Retomando o direito à cidade, dentre os diversos direitos sociais que envolve, o direito à moradia é uma questão central na discussão sobre o papel da mulher na cidade. Em 2023, mais de 50% dos domicílios no Brasil eram chefiados por mulheres, que ganham 21% menos que os homens (Dados do Dieese para 2023), enfrentando barreiras específicas ao acesso à habitação, a oportunidades de renda, e violência doméstica. É preciso, de fato, efetivar o direito à moradia e emprego, para as mulheres chefes de família, especialmente aquelas moradoras de periferias, em áreas suscetíveis a desastres ambientais.

A segurança é um outro aspecto crítico para o direito à cidade pelas mulheres, registrando um número assustador em 2023, de 8 vítimas de crimes por dia, segundo a Rede de Observatórios de Segurança.
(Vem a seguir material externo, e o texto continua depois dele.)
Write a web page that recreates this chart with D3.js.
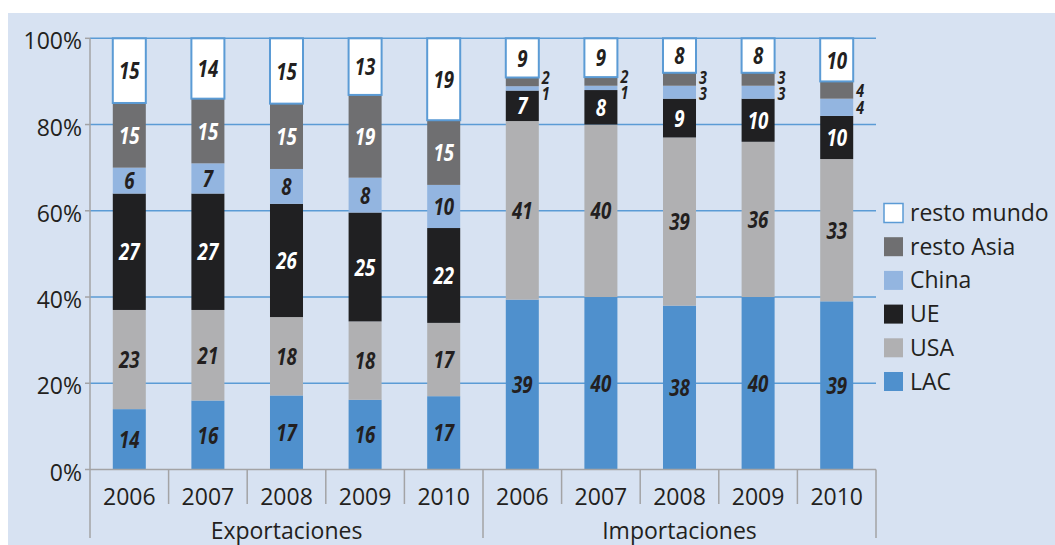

A violência de gênero nas ruas tem sido uma realidade que impera a sensação de medo e tolhe muitas mulheres do direito de circular livremente, especialmente no transporte público.

Por fim, é crucial abordar a carga de responsabilidades e diversos papéis que a mulher assume, decorrente das diversas transformações nos modos de vida na cidade contemporânea. Dentre inúmeras funções que, sem dúvida, merecem aqui ser enfatizadas, as mulheres são filhas, mães, esposas, chefes de família, profissionais, líderes, empresárias, cientistas, professoras, dividindo-se diariamente para desempenhar suas tarefas diárias, devendo serem respeitadas quanto às suas especificidades. Apesar disso, a ocorrência do preconceito e assédio contra a mulher que assume, principalmente postos de liderança e destaque, não cessam. Embora sejam diversos os desafios, quando assumimos o protagonismo das nossas lutas, isso vai além, pois atuamos como agente de mudança, inovação e coragem, impulsionando iniciativas sociais e inspirando outras mulheres a seguirem seus próprios caminhos.

Portanto, a perspectiva do direito à cidade para as mulheres não é apenas uma questão de igualdade mas, também, de justiça urbana e acolhimento social. A inclusão ativa das mulheres na vida das cidades e na efetivação da garantia do acesso equitativo a todas as oportunidades urbanas, são passos cruciais para criar cidades verdadeiramente inclusivas. A nossa luta é desafiadora e reside em buscar formas mais sensíveis e humanas para transformar esses direitos em ações tangíveis, construindo um futuro onde todas as mulheres possam viver, trabalhar com dignidade e segurança e, especialmente, sorrir e comemorar diariamente.


¹ É mulher, esposa, filha, cidadã, servidora pública, arquiteta e urbanista, pesquisadora… Professora do Departamento de Arquitetura e Urbanismo da Universidade Federal de Sergipe (UFS), Coordenadora do Núcleo Aracaju do INCT Observatório das Metrópoles e do Centro de Estudos de Planejamento e Práticas Urbanas e Regionais (CEPUR).